Roger Federer-a name which inspired generations, enthralled even geniuses and mesmerized all from a young boy in Japan to the great Andre Agassi. And yet, Roger Federer is not just a name, it’s a phenomenon, a phenomenon that goes hand in hand with tennis for a vast majority of people.
For the last year or so, tennis fans were greeted by reality, an extremely harsh reality. The reality of tennis without Federer. In his absence, there was a Djokovic juggernaut, a Rafa masterclass and a NextGen ascend, and yet none of them could fill the gaping void that the absence of Swiss maestro created.
But, all that is past now and in what will be music to ears of his fans and rivals alike, Federer has announced his return to the tour at Qatar Open and triumphantly declaring that this is not the end of his fabled tale.
“Retirement was never an option” says Roger
“I just feel like the story is not over yet… I would like to get that high of playing against the best players, playing at the biggest tournaments, winning them, hopefully, and being in the conversation,” said Federer.
The former World No. 1 will make his return at an event where he has achieved consistent success.

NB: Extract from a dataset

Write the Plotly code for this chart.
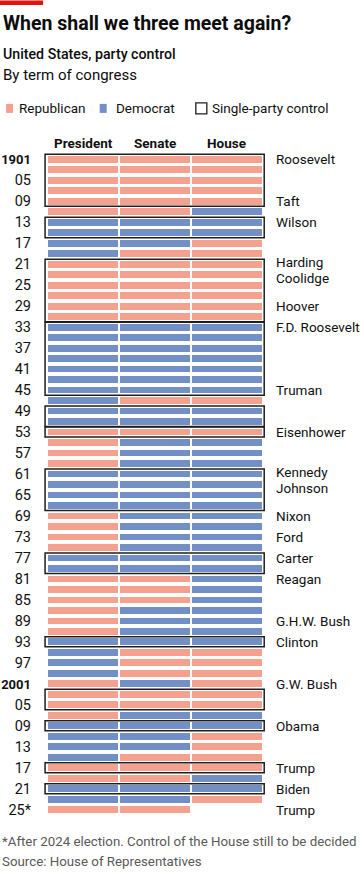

Roger is a three-time champion in Doha with a 26-3 tournament record. Eighteen years after his tournament debut, the Basel native is excited to be back playing at the Khalifa International Tennis & Squash Complex.
“I am very happy to be back playing a tournament again. It has been a long time,” said Federer. “I never thought it was going to take this long. I came here to Qatar in 2003… for the very first time and I always enjoyed playing here… It is exciting to be back, seeing all the players again… I am looking forward to the start.”
Federer said that the complications that followed his knee surgery motivated him to get back in form.
“I feel there is still something — retirement was never really on the cards. I don’t mind doing rehab.“
On Nadal and Djokovic-
On his rivalry with Rafael Nadal and Djokovic, who this week overtakes his record of 310 weeks as world number one in men’s tennis, Federer said “it’s a great debate to have”.
“I think what Novak and Rafa have done of late is extraordinary – they’re not 25 either,” he said with a smile.
“Novak did it in Australia, Rafa did it at The French — they seem at their peak which is great for tennis and for the debate.
My concern is my own health, my own game (more) than the record.”Roger concluded.